Bunk, balderdash, malarkey
Lest you think this post is akin to Nero fiddling while Rome burned (which he didn’t, by the way: The fiddle wasn’t invented yet.), I will say pro-actively and in my own defense that I DO, in fact, think and care about MUCH MORE IMPORTANT things than the subject of this post. But, frankly, I am all Comey-ed, Trump-ed and Session-ed out. Oh, that’s yesterday. Today there’s a horrific fire, yet another crazed shooter. These neural pathways need a momentary rest. And so I am allowing myself to feel righteous indignation about something else. Something small. Like these stupid sayings. I am calling bullshit on these sayings.
“That’s like comparing apples to oranges” – meaning you can’t compare the two because they are so different. What? They are both fruit. They both grow on trees. They are spherical. They are both in the top five most-consumed fruits in America. Why the hell can’t you compare them? Apples are better than oranges. See. I just compared them.
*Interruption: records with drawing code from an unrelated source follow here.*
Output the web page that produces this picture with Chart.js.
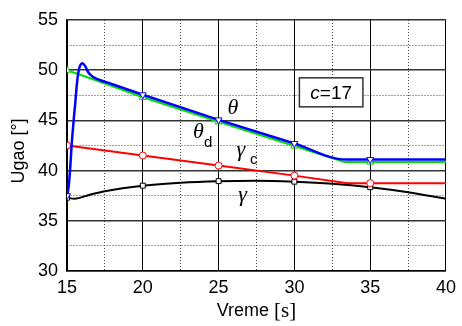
<!DOCTYPE html>
<html>
<head>
<meta charset="utf-8">
<script src="https://cdn.jsdelivr.net/npm/chart.js@4"></script>
<style>
  html, body { margin: 0; padding: 0; background: #fff; }
  #wrap { width: 462px; height: 326px; }
</style>
</head>
<body>
<div id="wrap"><canvas id="chart" width="462" height="326"></canvas></div>
<script>
// DATA
const xTicks = [15, 20, 25, 30, 35, 40];
const yTicks = [30, 35, 40, 45, 50, 55];
const markerTimes = [15, 20, 25, 30, 35];

// theta (blue)
const thetaT = [15, 15.1, 15.2, 15.3, 15.45, 15.56, 15.65, 15.74, 15.85, 16.02, 16.2, 16.4, 16.7, 17.2, 17.8, 20, 25, 30, 33.4, 35, 40];
const thetaV = [37.5, 38.3, 40, 42.4, 45.2, 47, 48.6, 49.7, 50.4, 50.7, 50.4, 49.8, 49.35, 49.0, 48.7, 47.55, 45.05, 42.7, 41.1, 41.1, 41.1];
// theta_d (green)
const thetaDT = [15, 17, 20, 25, 30, 33.3, 35, 40];
const thetaDV = [50, 48.95, 47.3, 44.85, 42.45, 40.85, 40.85, 40.85];
// gamma_c (red)
const gammaCT = [15, 20, 25, 30, 33.5, 35, 40];
const gammaCV = [42.5, 41.5, 40.5, 39.5, 38.75, 38.75, 38.75];
// gamma (black)
const gammaT = [15, 15.5, 16.5, 17.5, 20, 22.5, 25, 27.5, 30, 32.5, 35, 37.5, 40];
const gammaV = [37.3, 37.2, 37.6, 37.95, 38.5, 38.8, 38.95, 39.0, 38.9, 38.7, 38.35, 37.85, 37.2];

const toPts = (ts, vs) => ts.map((t, i) => ({ x: t, y: vs[i] }));
const markerRadius = (r) => (ctx) => (ctx.raw && markerTimes.includes(ctx.raw.x) ? r : 0);

const SANS = "'Liberation Sans', Arial, sans-serif";
const SERIF = "'Liberation Serif', 'Times New Roman', serif";

// labels, box and axis titles drawn on top
const extras = {
  id: 'extras',
  afterDraw(chart) {
    const c = chart.ctx;
    const xs = chart.scales.x, ys = chart.scales.y;
    const px = (v) => xs.getPixelForValue(v);
    const py = (v) => ys.getPixelForValue(v);
    c.save();
    c.fillStyle = '#000';
    c.textBaseline = 'middle';
    c.textAlign = 'center';

    // curve labels
    c.font = "italic 22px " + SERIF;
    c.fillText('θ', px(25.94), py(46.24));
    c.fillText('θ', px(23.66), py(43.84));
    c.fillText('γ', px(26.46), py(42.05));
    c.fillText('γ', px(26.59), py(37.57));
    c.font = "15px " + SANS;
    c.fillText('d', px(23.66) + 10, py(43.84) + 11);
    c.fillText('c', px(26.46) + 13, py(42.05) + 10);

    // c=17 box
    const bx0 = px(30.33), bx1 = px(34.52), by0 = py(49.24), by1 = py(46.35);
    c.fillStyle = '#fff';
    c.fillRect(bx0, by0, bx1 - bx0, by1 - by0);
    c.strokeStyle = '#333';
    c.lineWidth = 1.5;
    c.strokeRect(bx0, by0, bx1 - bx0, by1 - by0);
    c.fillStyle = '#000';
    c.textAlign = 'left';
    c.font = "italic 19px " + SANS;
    const cw = c.measureText('c').width;
    c.font = "19px " + SANS;
    const rw = c.measureText('=17').width;
    const tx = (bx0 + bx1) / 2 - (cw + rw) / 2;
    const ty = (by0 + by1) / 2 + 1;
    c.font = "italic 19px " + SANS;
    c.fillText('c', tx, ty);
    c.font = "19px " + SANS;
    c.fillText('=17', tx + cw, ty);

    // x title: Vreme [s]
    c.font = "18px " + SANS;
    const w1 = c.measureText('Vreme ').width;
    c.font = "21px " + SERIF;
    const w2 = c.measureText('[s]').width;
    const cx = (chart.chartArea.left + chart.chartArea.right) / 2;
    const sx = cx - (w1 + w2) / 2;
    c.font = "18px " + SANS;
    c.fillText('Vreme ', sx, 311);
    c.font = "21px " + SERIF;
    c.fillText('[s]', sx + w1, 311);

    // y title
    c.translate(19, 151);
    c.rotate(-Math.PI / 2);
    c.textAlign = 'center';
    c.font = "18px " + SANS;
    c.fillText('Ugao [°]', 0, 0);
    c.restore();
  }
};

const isMajor = (ctx) => ctx.tick && ctx.tick.value % 5 === 0;
const gridDash = (ctx) => (ctx.tick && !isMajor(ctx) ? [1, 2] : []);

new Chart(document.getElementById('chart'), {
  type: 'line',
  data: {
    datasets: [
      {
        label: 'theta',
        data: toPts(thetaT, thetaV),
        borderColor: '#0000ff',
        borderWidth: 2.5,
        cubicInterpolationMode: 'monotone',
        pointStyle: 'triangle',
        rotation: 180,
        pointRadius: markerRadius(4),
        pointBackgroundColor: '#fff',
        pointBorderColor: '#0000ff',
        pointBorderWidth: 1
      },
      {
        label: 'theta_d',
        data: toPts(thetaDT, thetaDV),
        borderColor: '#00e000',
        borderWidth: 2,
        tension: 0,
        pointStyle: 'triangle',
        pointRadius: markerRadius(4),
        pointBackgroundColor: '#fff',
        pointBorderColor: '#00c000',
        pointBorderWidth: 1
      },
      {
        label: 'gamma_c',
        data: toPts(gammaCT, gammaCV),
        borderColor: '#ff0000',
        borderWidth: 2,
        tension: 0,
        pointStyle: 'circle',
        pointRadius: markerRadius(3.5),
        pointBackgroundColor: '#fff',
        pointBorderColor: '#ff0000',
        pointBorderWidth: 1
      },
      {
        label: 'gamma',
        data: toPts(gammaT, gammaV),
        borderColor: '#000',
        borderWidth: 2,
        cubicInterpolationMode: 'monotone',
        pointStyle: 'rect',
        pointRadius: markerRadius(3.5),
        pointBackgroundColor: '#fff',
        pointBorderColor: '#000',
        pointBorderWidth: 1
      }
    ]
  },
  options: {
    responsive: false,
    animation: false,
    events: [],
    layout: { padding: { top: 20, right: 11, left: 0, bottom: 0 } },
    plugins: { legend: { display: false }, tooltip: { enabled: false } },
    scales: {
      x: {
        type: 'linear',
        min: 15,
        max: 40,
        afterFit: (s) => { s.height = 55; },
        afterBuildTicks: (s) => {
          s.ticks = [];
          for (let v = 15; v <= 40; v += 2.5) s.ticks.push({ value: v });
        },
        ticks: {
          color: '#000',
          font: { family: SANS, size: 18 },
          padding: 6,
          maxRotation: 0,
          autoSkip: false,
          callback: (v) => (xTicks.includes(v) ? String(v) : '')
        },
        grid: {
          drawTicks: false,
          color: (ctx) => (isMajor(ctx) ? '#000' : '#444'),
          lineWidth: 1
        },
        border: { color: '#000', width: 1.5, dash: gridDash }
      },
      y: {
        min: 30,
        max: 55,
        afterFit: (s) => { s.width = 67; },
        afterBuildTicks: (s) => {
          s.ticks = [];
          for (let v = 30; v <= 55; v += 2.5) s.ticks.push({ value: v });
        },
        ticks: {
          color: '#000',
          font: { family: SANS, size: 18 },
          padding: 9,
          autoSkip: false,
          callback: (v) => (yTicks.includes(v) ? String(v) : '')
        },
        grid: {
          drawTicks: false,
          color: (ctx) => (isMajor(ctx) ? '#333' : '#444'),
          lineWidth: (ctx) => (isMajor(ctx) ? 1.5 : 1)
        },
        border: { color: '#000', width: 1.5, dash: gridDash }
      }
    }
  },
  plugins: [extras]
});
</script>
</body>
</html>
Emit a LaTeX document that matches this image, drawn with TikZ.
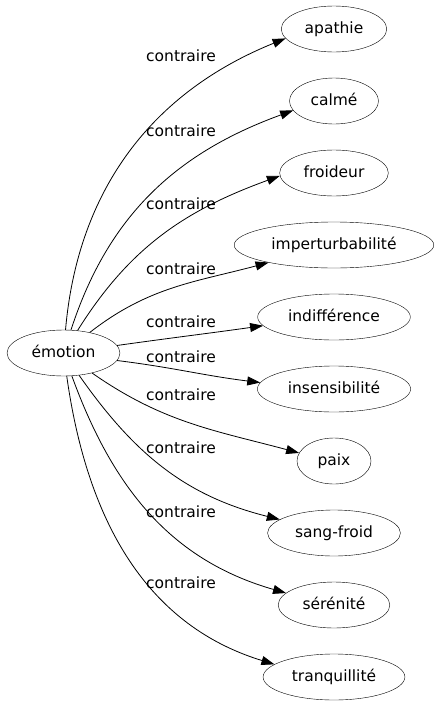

“Everything in moderation.” Seriously? Like love your children in moderation? Like be moderately creative? Moderately empathetic? Moderately generous? I. Don’t. Think. So. Be excessively loving. Burn with creativity. Open all the gates to empathy. Be generous to a fault. Because it’s not a fault.
“One picture is worth a thousand words.” Speaking as both a writer and a photographer, let me say: Bullshit. Still images can have enormous power and emotional resonance. It is possible to read subtext into an image. But not 1000 words of subtext. Or text. Words also have power and resonance. Aside from communicating emotion, which images do quite well, words can communicate what happens or happened outside the frame: backstory, context, inner and outer motivation, relationships, nuance. In fact, my friends, one word might be worth a thousand pictures. Love. Trust. Respect.
“Don’t sweat the small stuff.” First of all, in the scope of things in this world, in the universe, in the ether of time, it’s all small stuff: your divorce, your kid’s shitty report card, the 45th president. Small stuff. Second, of course sweat the small stuff. From a writer’s point of view, it’s all about sweating the small stuff: laboring to find the single right word, cogitating over the use of a comma, spending an hour crafting a single sentence that sings. It is the culmination of sweating all the small stuff that leads to the good, big stuff. Now if I could only find the single right word for stuff.
“Live every day as if it were your last.” Okay, I don’t know how YOU would live your final 24 hours on earth, but here’s what I’d do: Plan A: All-day hike among the early summer wildflowers in Kootenay National Park, British Columbia, fueled by multiple generous handfuls of high-quality gorp. Plan B (should I be physically incapacitated on my last day): Binge watch every Thin Man movie while eating chocolate éclairs (maybe a cannoli or two thrown in) and having my feet rosemary-oil massaged. So, really, I can’t live every day as if it were my last, can I?
Your turn.
2 comments
Not to disagree with the point of your blog but to take a tangent on living every day as your last. I think really you would want your last day to be one without regret and with a clear conscience . Not a bucket list crossed off no regrets. But peace made where you could between those you love and even with the world. So actually you probably are trying to live each day as your last even if you lose sight of it at times.
Of course, Richard. I was just poking fun at these adages. Neither of my fantasies, by the way, are “bucket list” items. (I HATE the whole idea of a bucket list. Don’t have one.) They are both activities I have actually done before and derive great enjoyment from.